Sample: A total of 300 children, grades 1–5, with ADHD who have not been classified as special education students and who have not been prescribed psychoactive medication will participate. Half of the participants will be recruited in Florida and half will be recruited in New York. This sample is selected to represent school-age children with ADHD who are at elevated risk for referral for special education services.
Intervention: The intervention is an RTI approach for child behavior, and includes Tier 1 classwide-behavioral management strategies, a Tier 2 Daily Report Card (DRC) that targets the child's behaviors needed to promote successful social and academic outcomes, as well as enhanced RTI for students needing additional behavioral support beyond Tier 2. Enhanced RTI has two arms: (1) DRC enhanced with additional behavior management strategies (e.g., differential attention, delayed punishments to reduce escape-maintained behaviors), or (2) DRC plus the student receives stimulant medication.
Research Design and Methods: In this study, researchers will randomly assign one-third of children to the BAU condition and two-thirds to the RTI approach. Children assigned to the RTI approach who do not respond to the Tier 1 strategies will receive a Tier 2 intervention, namely a daily report card (DRC). Children who demonstrate non-response to the DRC will be randomly assigned to one of two additional treatment arms: (1) enhanced RTI (RTI-E) or (2) stimulant medication. Researchers will assign children evenly across these two conditions. This SMART design has three embedded treatment protocols, or sets of decision rules that together define an adaptive intervention. Those three protocols are as follows: (1) Business as usual (BAU), (2) Tier 1 strategies, followed by Tier 2 strategies in the event of non-response (i.e., a DRC), followed by enhanced RTI in the event of non-response, and (3) Tier 1 strategies, followed by Tier 2 strategies in the event of non-response, followed by medication management in the event of non-response.
Control Condition: The students assigned to the control condition will receive typical services provided to students with ADHD.
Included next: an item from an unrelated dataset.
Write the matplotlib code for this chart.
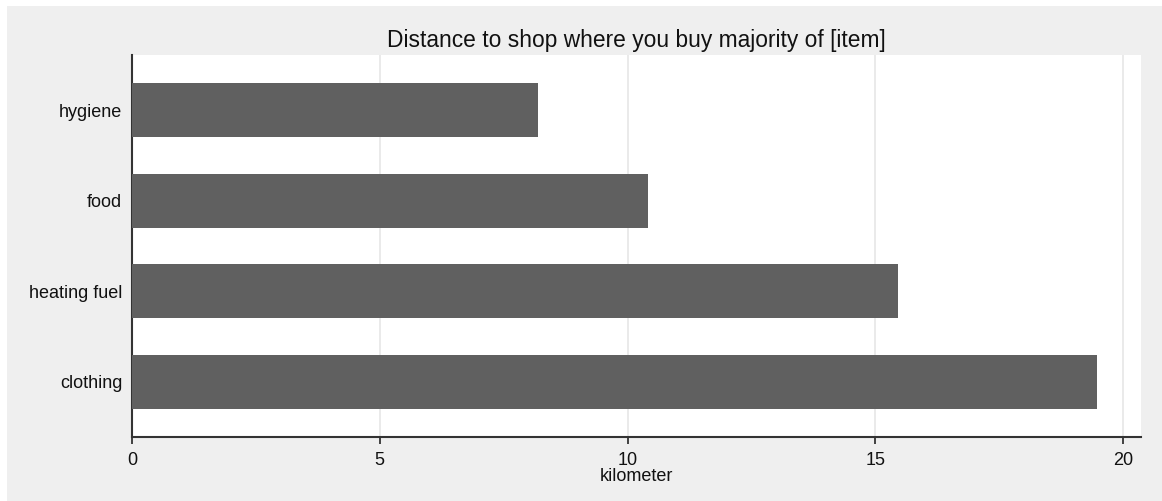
import matplotlib
matplotlib.use("Agg")
import matplotlib.pyplot as plt
from matplotlib.patches import Rectangle

categories = ["clothing", "heating fuel", "food", "hygiene"]
values = [19.47, 15.46, 10.41, 8.19]
xticks = [0, 5, 10, 15, 20]
title = "Distance to shop where you buy majority of [item]"
xlabel = "kilometer"

plt.rcParams["font.family"] = ["Liberation Sans", "DejaVu Sans"]

W, H = 1162, 501
fig = plt.figure(figsize=(W / 100, H / 100), dpi=100, facecolor="white")
fig.patches.append(Rectangle((7 / W, 0), 1 - 7 / W, 1 - 6 / H, transform=fig.transFigure,
                             facecolor="#efefef", edgecolor="none", zorder=-10))

ax = fig.add_axes([132 / W, 1 - 437 / H, (1141 - 132) / W, (437 - 55) / H])
ax.set_facecolor("white")
ypos = list(range(len(categories)))
ax.barh(ypos, values, height=0.6, color="#606060", zorder=3)
ax.set_yticks(ypos)
ax.set_yticklabels(categories, fontsize=13, color="#111111")
ax.set_xticks(xticks)
ax.set_xticklabels([str(t) for t in xticks], fontsize=13, color="#111111")
ax.set_xlim(0, 20.36)
ax.set_ylim(-0.61, 3.61)
for t in xticks[1:]:
    ax.axvline(t, color="#e6e6e6", lw=1.2, zorder=1)
for s in ["top", "right"]:
    ax.spines[s].set_visible(False)
for s in ["left", "bottom"]:
    ax.spines[s].set_color("#333333")
    ax.spines[s].set_linewidth(1.5)
ax.tick_params(axis="y", length=0, pad=7)
ax.tick_params(axis="x", length=5, width=1.3, color="#333333", pad=6)
ax.set_xlabel(xlabel, fontsize=13, color="#111111", labelpad=-1)
ax.set_title(title, fontsize=16.4, color="#111111", pad=6)
fig.savefig("out.png", dpi=100, facecolor=fig.get_facecolor())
Key Measures: Measures of student behavioral functioning include direct observations of behavior in the classroom using the Student-Behavior Teacher-Response observation system, teacher ratings of behavioral behavior on the Disruptive Behavior Disorders Rating Scale, the Impairment Rating Scale, the BASC-2 Behavioral and Emotional Screening System, and the Domain-Specific Improvement Rating. Student academic functioning will be measured using the AIMSweb Progress Monitoring and Response to Intervention System Secondary, and the Academic Performance Rating Scale. Additional outcome measures will include potential mediators and moderators of treatment response including: office discipline referrals, number and type of parent contacts due to problems in academic or behavioral functioning, teacher adherence to Tier 1 and Tier 2 strategies, and student referrals for special education evaluation.
Data Analytic Strategy: With Phase 1 randomization, the researchers will use regressions with group membership as a predictor to determine the effect of randomizing participants to either (a) the RTI problem-solving framework approach or (b) business as usual. In Phase 3 randomization, the researchers will also use regressions with group membership as a predictor to determine the effect of randomizing non-responders to both Tier 1 classroom management strategies and Tier 2A basic RTI to either (a) enhanced RTI or (b) medication management. To compare the three different embedded protocols, the researchers will use pairwise comparisons. They will use multiple regression methods to test moderation of the main effects of Phase 1 and Phase 3 randomizations. In addition, the research team will test moderators of the effectiveness of the three embedded treatment protocols using Q-learning, a regression-based means of estimating the optimal treatment protocol given a specific pattern of values on moderator variables. In addition, they will use a recently developed machine-learning based approach to moderation analysis in a SMART design. Researchers will conduct exploratory mediation analyses using a structural equation modeling framework and the joint significance test for the mediated effect.